On March 11, 2011, Greenberg announced that he was stepping down as Managing Partner and Chief Executive Officer of the Texas Rangers and that he would be selling his interest in the Rangers and will no longer be associated with the franchise. Club president Nolan Ryan assumed the title of CEO, overseeing all aspects of the Rangers operations on both the baseball and the business side.

===Carolina Hurricanes bid===
In July 2017, Greenberg was reported to have signed a letter of intent to purchase the Carolina Hurricanes NHL franchise for approximately $500M. Previously, Greenberg had expressed interest in purchasing the Dallas Stars in 2011 before the team was sold to Tom Gaglardi. The sale of the Hurricanes to Greenberg would later fell apart and the team would be sold to Thomas Dundon in 2018.

==Other sports interests==
In October 2008, Greenberg founded Greenberg Sports Group. The company provides management, consulting and marketing services to the sports industry. Among serving on multiple boards, he has served on the board of directors of the Mario Lemieux Foundation since its inception in 1994. Greenberg has also served on the Sports Business Research Advisory Board at Penn State University, representing team owners in the work of the Center for Sports Business Research.

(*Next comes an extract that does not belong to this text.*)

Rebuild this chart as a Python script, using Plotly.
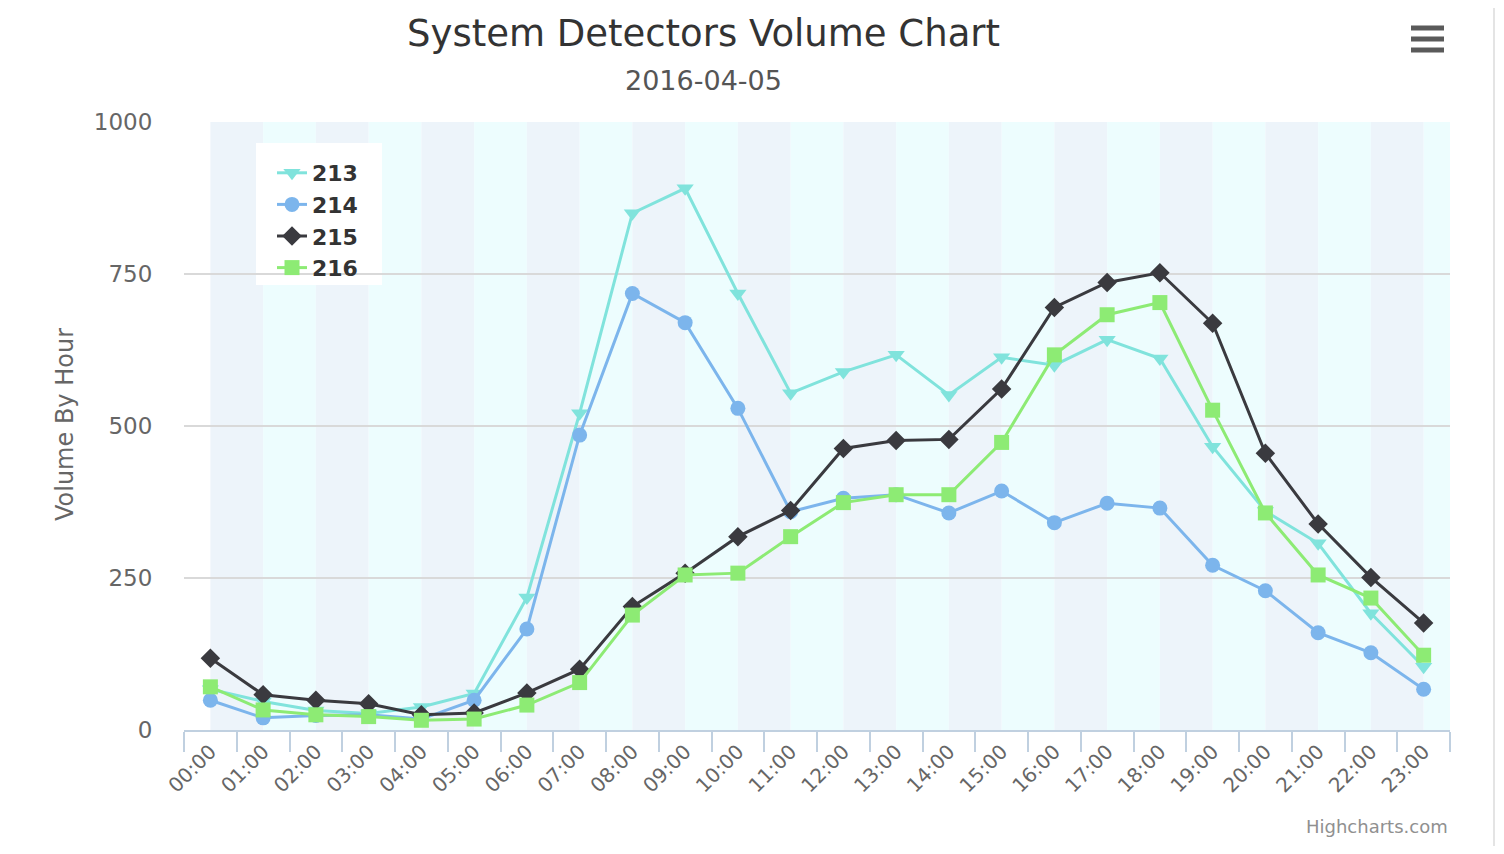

Greenberg has had a long-time association with Dallas Mavericks owner Mark Cuban. When they lived in Pittsburgh, the two were neighbors, and both attended the Temple Emanuel synagogue. Cuban said that Greenberg "puts the fan first, and he likes to make sure they have fun. I think he is going to be great for the Rangers, and I have told him I am happy to help in any way I can."

==Personal life==
Chuck has three adult sons; Jeff, Jack, and Ben, and he currently makes his home in California.